In magnetic resonance imaging (MRI), intensity inhomogeneity refers to an acquisition artifact which introduces
a non-linear variation in the signal intensities within the image. Intensity inhomogeneity is known to significantly
affect computerized analysis of MRI data (such as automated segmentation or classification procedures), hence
requiring the application of bias field correction (BFC) algorithms to account for this artifact. Quantitative
evaluation of BFC schemes is typically performed using generalized intensity-based measures (percent coefficient
of variation, %CV ) or information-theoretic measures (entropy). While some investigators have previously
empirically compared BFC schemes in the context of different domains (using changes in %CV and entropy
to quantify improvements), no consensus has emerged as to the best BFC scheme for any given application.

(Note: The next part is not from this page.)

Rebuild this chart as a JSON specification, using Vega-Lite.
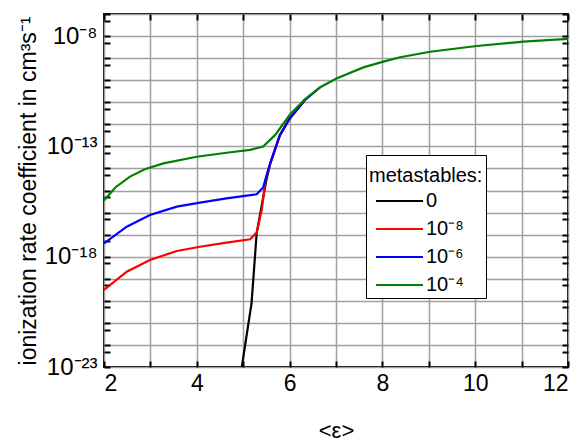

The motivation for this work is that the choice of a BFC scheme for a given application should be dictated by
application-specific measures rather than ad hoc measures such as entropy and %CV. In this paper, we have
attempted to address the problem of determining an optimal BFC algorithm in the context of a computer-aided
diagnosis (CAD) scheme for prostate cancer (CaP) detection from T2-weighted (T2w) MRI. One goal of this work
is to identify a BFC algorithm that will maximize the CaP classification accuracy (measured in terms of the area
under the ROC curve or AUC). A secondary aim of our work is to determine whether measures such as %CV and
entropy are correlated with a classifier-based objective measure (AUC). Determining the presence or absence of
these correlations is important to understand whether domain independent BFC performance measures such as
%CV , entropy should be used to identify the optimal BFC scheme for any given application. In order to answer
these questions, we quantitatively compared 3 different popular BFC algorithms on a cohort of 10 clinical 3 Tesla
prostate T2w MRI datasets (comprising 39 2D MRI slices): N3 , PABIC, and the method of Cohen et al. Results
of BFC via each of the algorithms was evaluated in terms of %CV , entropy, as well as classifier AUC for CaP
detection from T2w MRI. The CaP classifier was trained and evaluated on a per-pixel basis using annotations
of CaP obtained via registration of T2w MRI and ex vivo whole-mount histology sections. Our results revealed
that different BFC schemes resulted in a maximization of different performance measures, that is, the BFC
scheme identified by minimization of %CV and entropy was not the one that maximized AUC as well. Moreover,
existing BFC evaluation measures (%CV , entropy) did not correlate with AUC (application-based evaluation),
but did correlate with each other, suggesting that domain-specific performance measures should be considered
in making a decision regarding choice of appropriate BFC scheme. Our results also revealed that N3 provided
the best correction of bias field artifacts in prostate MRI data, when the goal was to identify prostate cancer.
|